Facebook’s new facility will be located at Tanjong Kling (formerly known as Data Centre Park) in the west of the city-state, will span 170,000 sqm and according to the social media giant, it will “support hundreds of jobs”.

But why has a country with a total land area of just 719.9 sq km has become a prime target for top data centre operators such as Equinix or AWS?

"We selected Singapore for a number of reasons, including robust infrastructure and access to fibre, a talented local workforce, and a great set of community partners," Facebook said in a blog post after the announcement of its new data centre.

There’s no doubt that the city-state’s low tax environment has also made it an attractive destination for large corporations.

Ranked among the top 10 worldwide business destinations, Singapore’s zero GST tax rate for international services and exports has attracted a substantial amount of foreign investors.

A DataSource report also notes that in Singapore’s favour is its “strong network infrastructure, diverse connectivity to major APAC markets, its pro-business environment and political stability”.

As of Q4 2017, Singapore’s co-location data centre market comprised: 33 data centre providers; 42 unique operational data centres; 2.6 million sq ft of data centre space; ~76,000 racks/cabinets; and US$934 million of collocation services revenue as of 2017.

Singapore has a current total supply of 370 MW of IT power supply among co-location operators. Around 59 MW of IT power is readily available for data centre use, and 103 MW can be converted into IT power within three to six months.

John Corcoran, CEO of Global Switch, said that his company is investing heavily in its Asia Pacific footprint as demand increases all over the region.

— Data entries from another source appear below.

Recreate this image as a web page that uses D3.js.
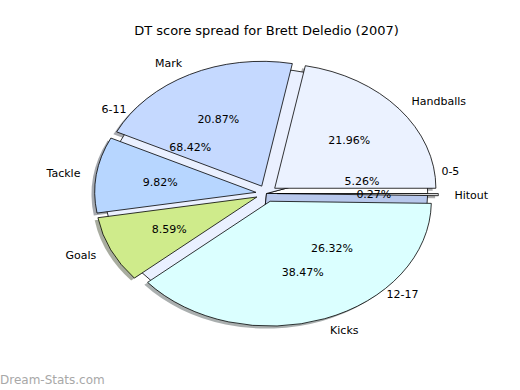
<!DOCTYPE html>
<html>
<head>
<meta charset="utf-8">
<script src="https://cdn.jsdelivr.net/npm/d3@7"></script>
<style>
  body { margin: 0; background: #fff; }
  svg { display: block; font-family: "DejaVu Sans", sans-serif; }
</style>
</head>
<body>
<div id="chart"></div>
<script>
// main pie: share of DT score by stat
var statLabels = ["Handballs", "Mark", "Tackle", "Goals", "Kicks", "Hitout"];
var statPct = [21.96, 20.87, 9.82, 8.59, 38.47, 0.27];
var statColors = ["#ebf2ff", "#c5d9ff", "#b7d6ff", "#cfeb8b", "#dbffff", "#e8e8e8"];

// background pie: games per score range
var binLabels = ["0-5", "6-11", "12-17"];
var binCounts = [1, 13, 5];
var binColors = ["#ffffff", "#eaf0ff", "#b8c8ec"];

var width = 520, height = 390;
var explode = 0.066;

var svg = d3.select("#chart").append("svg")
	.attr("width", width)
	.attr("height", height);

// axes box like matplotlib, limits -1.25..1.25 (pie not equal aspect)
var x = d3.scaleLinear().domain([-1.25, 1.25]).range([65, 468]);
var y = d3.scaleLinear().domain([-1.25, 1.25]).range([349.5, 37.5]);
var cx = x(0), cy = y(0);
var sx = x(1) - x(0), sy = y(0) - y(1);

// start at 3 o'clock, go counterclockwise
var pie = d3.pie().sort(null)
	.startAngle(Math.PI / 2)
	.endAngle(Math.PI / 2 - 2 * Math.PI);

var arc = d3.arc().innerRadius(0).outerRadius(1);

var statArcs = pie.value(function(d){ return d; })(statPct);
var binArcs = pie.value(function(d){ return d; })(binCounts);
var binTotal = d3.sum(binCounts);

function mid(d){ return (d.startAngle + d.endAngle) / 2; }
function dir(d){ var a = mid(d); return [Math.sin(a), -Math.cos(a)]; }

function darker(c){
	var r = d3.rgb(c);
	return d3.rgb(r.r * 0.3, r.g * 0.3, r.b * 0.3).toString();
}

var g = svg.append("g")
	.attr("transform", "translate(" + cx + "," + cy + ") scale(" + sx + "," + sy + ")");

function off(d, e, dx, dy){
	var v = dir(d);
	return "translate(" + (v[0] * e + dx) + "," + (v[1] * e + dy) + ")";
}

// shadows first (lower zorder)
g.selectAll(".shadowStat").data(statArcs).enter().append("path")
	.attr("d", arc)
	.attr("transform", function(d){ return off(d, explode, -0.02, 0.02); })
	.attr("fill", function(d, i){ return darker(statColors[i]); })
	.attr("opacity", 0.45);

g.selectAll(".bin").data(binArcs).enter().append("path")
	.attr("d", arc)
	.attr("fill", function(d, i){ return binColors[i]; })
	.attr("stroke", "#000")
	.attr("stroke-width", 0.8)
	.attr("vector-effect", "non-scaling-stroke");

g.selectAll(".stat").data(statArcs).enter().append("path")
	.attr("d", arc)
	.attr("transform", function(d){ return off(d, explode, 0, 0); })
	.attr("fill", function(d, i){ return statColors[i]; })
	.attr("stroke", "#000")
	.attr("stroke-width", 0.8)
	.attr("vector-effect", "non-scaling-stroke");

// labels
function addText(arcs, labels, pctText, e){
	arcs.forEach(function(d, i){
		var v = dir(d);
		var lx = cx + sx * v[0] * (e + 1.1), ly = cy + sy * v[1] * (e + 1.1);
		svg.append("text")
			.attr("x", lx).attr("y", ly)
			.attr("dy", "0.35em")
			.attr("text-anchor", v[0] > 0 ? "start" : "end")
			.attr("font-size", 11)
			.text(labels[i]);
		var px = cx + sx * v[0] * (e + 0.6), py = cy + sy * v[1] * (e + 0.6);
		svg.append("text")
			.attr("x", px).attr("y", py)
			.attr("dy", "0.35em")
			.attr("text-anchor", "middle")
			.attr("font-size", 11)
			.text(pctText(d, i));
	});
}

addText(binArcs, binLabels, function(d){ return (d.value / binTotal * 100).toFixed(2) + "%"; }, 0);
addText(statArcs, statLabels, function(d){ return d.value.toFixed(2) + "%"; }, explode);

svg.append("text")
	.attr("x", 266.5).attr("y", 35)
	.attr("text-anchor", "middle")
	.attr("font-size", 13)
	.text("DT score spread for Brett Deledio (2007)");

svg.append("text")
	.attr("x", 0).attr("y", 384)
	.attr("font-size", 12)
	.attr("fill", "#a8a8a8")
	.text("Dream-Stats.com");
</script>
</body>
</html>
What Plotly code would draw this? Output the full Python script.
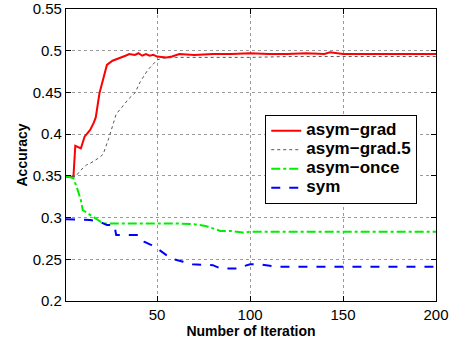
import plotly.graph_objects as go

# ---- data ----
grad_iter = [1, 5, 6, 9, 11, 14, 16, 17, 19, 21, 23, 26, 30, 33, 35, 38, 40, 42, 44, 46, 48, 50,
             55, 58, 62, 70, 80, 90, 100, 110, 120, 130, 140, 143, 150, 160, 170, 180, 190, 200]
grad_acc = [0.349, 0.349, 0.386, 0.383, 0.397, 0.405, 0.414, 0.42, 0.449, 0.465, 0.483, 0.488,
            0.491, 0.494, 0.496, 0.495, 0.497, 0.494, 0.496, 0.494, 0.495, 0.493,
            0.492, 0.493, 0.496, 0.495, 0.496, 0.496, 0.497, 0.496, 0.496, 0.497, 0.496, 0.498,
            0.496, 0.496, 0.496, 0.496, 0.496, 0.496]

grad5_iter = [1, 6, 9, 12, 14, 17, 19, 21, 24, 28, 32, 35, 38, 41, 45, 50, 53, 60, 80, 100, 120,
              150, 170, 200]
grad5_acc = [0.35, 0.349, 0.357, 0.363, 0.365, 0.369, 0.372, 0.376, 0.395, 0.424, 0.435, 0.443,
             0.449, 0.463, 0.477, 0.489, 0.491, 0.492, 0.492, 0.492, 0.493, 0.493, 0.493, 0.493]

once_iter = [1, 5, 7, 9, 10, 14, 17, 21, 25, 40, 60, 70, 76, 80, 84, 90, 96, 100, 120, 150, 200]
once_acc = [0.35, 0.347, 0.335, 0.321, 0.309, 0.303, 0.299, 0.293, 0.293, 0.293, 0.293, 0.292,
            0.29, 0.287, 0.284, 0.284, 0.282, 0.283, 0.283, 0.283, 0.283]

sym_iter = [1, 14, 19, 23, 27, 28, 40, 43, 47, 50, 55, 59, 64, 69, 80, 84, 94, 97, 100, 105,
            114, 150, 200]
sym_acc = [0.298, 0.297, 0.295, 0.291, 0.291, 0.279, 0.279, 0.271, 0.267, 0.263, 0.255, 0.25,
           0.247, 0.244, 0.243, 0.239, 0.239, 0.242, 0.244, 0.244, 0.241, 0.241, 0.241]

series_names = ["asym\u2212grad", "asym\u2212grad.5", "asym\u2212once", "sym"]

x_ticks = [50, 100, 150, 200]
y_ticks = [0.2, 0.25, 0.3, 0.35, 0.4, 0.45, 0.5, 0.55]
y_tick_labels = ["0.2", "0.25", "0.3", "0.35", "0.4", "0.45", "0.5", "0.55"]

FONT = "Liberation Sans, Arial, sans-serif"


def legend_label(name):
    return '<span style="font-size:17px"><b>' + name + '</b></span>'


fig = go.Figure()
fig.add_trace(go.Scatter(x=grad_iter, y=grad_acc, mode="lines", name=legend_label(series_names[0]),
                         line=dict(color="#ff0000", width=2)))
fig.add_trace(go.Scatter(x=grad5_iter, y=grad5_acc, mode="lines", name=legend_label(series_names[1]),
                         line=dict(color="#555555", width=1, dash="dot")))
fig.add_trace(go.Scatter(x=once_iter, y=once_acc, mode="lines", name=legend_label(series_names[2]),
                         line=dict(color="#00ee00", width=2, dash="dashdot")))
fig.add_trace(go.Scatter(x=sym_iter, y=sym_acc, mode="lines", name=legend_label(series_names[3]),
                         line=dict(color="#0000ff", width=2, dash="dash")))

axis_common = dict(
    automargin=False,
    showline=True, linecolor="black", linewidth=1.2, mirror="ticks",
    ticks="inside", ticklen=5, tickcolor="black",
    showgrid=True, gridcolor="#9a9a9a", griddash="dot", gridwidth=1,
    zeroline=False, tickfont=dict(family=FONT, size=15, color="black"),
)

fig.update_xaxes(range=[1, 200], tickvals=x_ticks, ticktext=[str(v) for v in x_ticks],
                 title=dict(text="<b>Number of Iteration</b>", standoff=2,
                            font=dict(family=FONT, size=14, color="black")),
                 **axis_common)
fig.update_yaxes(range=[0.2, 0.55], tickvals=y_ticks, ticktext=y_tick_labels,
                 title=dict(text="<b>Accuracy</b>", standoff=1,
                            font=dict(family=FONT, size=14, color="black")),
                 **axis_common)

fig.update_layout(
    width=461, height=340,
    margin=dict(l=66, r=25, t=9, b=39),
    paper_bgcolor="white", plot_bgcolor="white",
    showlegend=True,
    legend=dict(x=0.538, y=0.637, xanchor="left", yanchor="top",
                bgcolor="white", bordercolor="black", borderwidth=1.2,
                font=dict(family=FONT, size=12, color="black"),
                tracegroupgap=0, itemwidth=30),
    font=dict(family=FONT, color="black"),
)

fig.write_html("out.html", config={"displayModeBar": False},
               post_script="document.body.style.margin='0';")
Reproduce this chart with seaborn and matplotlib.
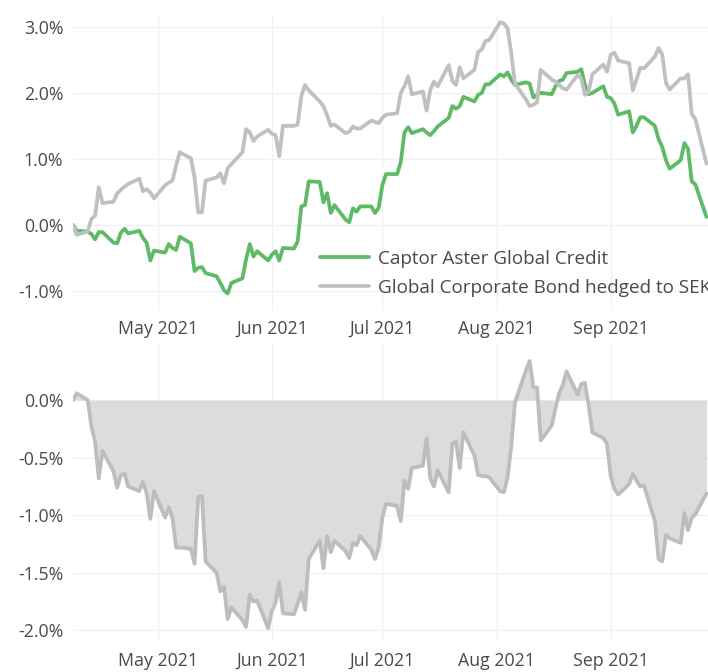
import numpy as np
import pandas as pd
import seaborn as sns
import matplotlib.pyplot as plt
import matplotlib.dates as mdates
from matplotlib.ticker import PercentFormatter, FixedLocator

# business days shown in the chart
dates = pd.bdate_range("2021-04-08", "2021-09-27")

# cumulative return, % (Captor Aster Global Credit)
captor = [
    # Apr
    0.00, -0.09, -0.10, -0.14, -0.22, -0.11, -0.11, -0.27, -0.28, -0.12, -0.06, -0.13, -0.09, -0.20, -0.27, -0.54, -0.39,
    # May
    -0.42, -0.29, -0.35, -0.38, -0.18, -0.28, -0.70, -0.65, -0.64, -0.73, -0.78, -0.88, -0.99, -1.04, -0.88, -0.81, -0.52, -0.29, -0.48, -0.40, -0.54,
    # Jun
    -0.45, -0.40, -0.54, -0.35, -0.36, -0.25, 0.28, 0.30, 0.66, 0.65, 0.34, 0.48, 0.18, 0.30, 0.08, 0.04, 0.25, 0.20, 0.28, 0.28, 0.18, 0.26,
    # Jul
    0.60, 0.77, 0.77, 0.95, 1.40, 1.48, 1.39, 1.45, 1.40, 1.36, 1.42, 1.49, 1.62, 1.80, 1.76, 1.80, 1.94, 1.87, 1.97, 2.00, 2.13, 2.13,
    # Aug
    2.28, 2.25, 2.31, 2.20, 2.12, 2.16, 2.14, 1.93, 1.97, 2.00, 1.98, 2.10, 2.18, 2.20, 2.30, 2.32, 2.36, 2.12, 1.98, 2.00, 2.10, 1.94,
    # Sep
    1.92, 1.84, 1.67, 1.72, 1.40, 1.50, 1.63, 1.63, 1.50, 1.30, 1.18, 0.98, 0.85, 0.98, 1.24, 1.15, 0.66, 0.61, 0.12,
]

# cumulative return, % (Global Corporate Bond hedged to SEK)
benchmark = [
    # Apr
    0.00, -0.15, -0.10, 0.09, 0.14, 0.57, 0.33, 0.35, 0.48, 0.53, 0.58, 0.62, 0.70, 0.51, 0.54, 0.49, 0.40,
    # May
    0.60, 0.64, 0.67, 0.90, 1.10, 1.01, 0.72, 0.19, 0.19, 0.67, 0.72, 0.78, 0.63, 0.86, 0.92, 1.10, 1.45, 1.40, 1.27, 1.34, 1.44,
    # Jun
    1.38, 1.36, 1.04, 1.50, 1.50, 1.52, 1.95, 2.12, 2.04, 1.87, 1.80, 1.66, 1.50, 1.52, 1.39, 1.41, 1.49, 1.46, 1.46, 1.58, 1.56, 1.54,
    # Jul
    1.62, 1.67, 1.69, 2.00, 2.10, 2.25, 1.98, 2.02, 1.73, 2.04, 2.17, 2.10, 2.42, 2.18, 2.12, 2.39, 2.22, 2.35, 2.62, 2.66, 2.79, 2.80,
    # Aug
    3.07, 3.05, 2.98, 2.60, 2.14, 1.90, 1.80, 1.82, 1.86, 2.35, 2.20, 2.17, 2.12, 2.07, 2.05, 2.27, 2.22, 1.97, 2.02, 2.28, 2.43, 2.32,
    # Sep
    2.58, 2.61, 2.49, 2.45, 2.04, 2.20, 2.38, 2.37, 2.55, 2.68, 2.58, 2.15, 2.05, 2.22, 2.22, 2.28, 1.68, 1.60, 0.93,
]

names = ["Captor Aster Global Credit", "Global Corporate Bond hedged to SEK"]
colors = ["#5fba66", "#c0c0c0"]
top_ticks = [-1.0, 0.0, 1.0, 2.0, 3.0]
bottom_ticks = [-2.0, -1.5, -1.0, -0.5, 0.0]

df = pd.DataFrame({"date": dates, names[0]: captor, names[1]: benchmark})
df["diff"] = df[names[0]] - df[names[1]]

sns.set_theme(style="white")
plt.rcParams["font.family"] = ["Open Sans", "DejaVu Sans"]
plt.rcParams["axes.unicode_minus"] = False
text_color = "#4a4a4a"

fig = plt.figure(figsize=(7.08, 6.72), dpi=100)
ax1 = fig.add_axes([73 / 708, 1 - 310 / 672, 635 / 708, 295 / 672])
ax2 = fig.add_axes([73 / 708, 1 - 642 / 672, 635 / 708, 299 / 672])

for name, color in zip(names, colors):
    sns.lineplot(data=df, x="date", y=name, ax=ax1, color=color, lw=2.7, label=name)

sns.lineplot(data=df, x="date", y="diff", ax=ax2, color="#bdbdbd", lw=2.7, legend=False)
ax2.fill_between(df["date"], df["diff"], 0, color="#dcdcdc", lw=0, zorder=1)

x_end = pd.Timestamp("2021-09-27 10:00")
ax1.set_ylim(-1.29, 3.18)
ax2.set_ylim(-2.10, 0.496)
ax1.yaxis.set_major_locator(FixedLocator(top_ticks))
ax2.yaxis.set_major_locator(FixedLocator(bottom_ticks))

for ax in (ax1, ax2):
    ax.set_xlim(pd.Timestamp("2021-04-08"), x_end)
    ax.xaxis.set_major_locator(mdates.MonthLocator(bymonth=[5, 6, 7, 8, 9]))
    ax.xaxis.set_major_formatter(mdates.DateFormatter("%b %Y"))
    ax.yaxis.set_major_formatter(PercentFormatter(xmax=100, decimals=1))
    ax.grid(True, color="#f1f1f1", lw=1, zorder=0.5)
    ax.set_axisbelow(True)
    for s in ax.spines.values():
        s.set_visible(False)
    ax.tick_params(length=0, labelsize=12.8, colors=text_color, pad=7)
    ax.set_xlabel("")
    ax.set_ylabel("")

leg = ax1.legend(loc="upper left", bbox_to_anchor=(0.389, 0.205), frameon=False,
                 borderpad=0, borderaxespad=0, handlelength=2.6, handletextpad=0.45,
                 labelspacing=0.6, fontsize=13.6)
for t in leg.get_texts():
    t.set_color(text_color)

fig.savefig("out.png", dpi=100)
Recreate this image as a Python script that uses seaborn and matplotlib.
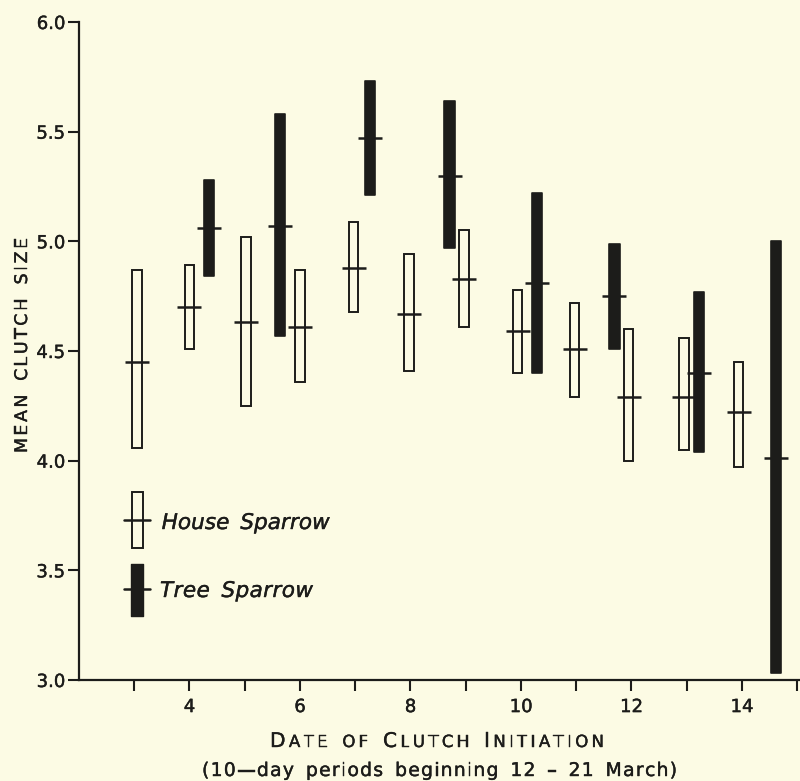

“If I look at our current portfolio, roughly two-thirds of our revenue and profit is generated from Europe and the UK, and then one third from Asia Pacific,” Corcoran said.

“[…] We are already in the top five Tier 1 markets of Europe, including London, Paris, Amsterdam, Frankfurt and Madrid. But we also wanted to be in the five Tier 1 markets of Asia Pacific, and at the moment these markets are Sydney, Singapore, Shanghai, Hong Kong and Tokyo.”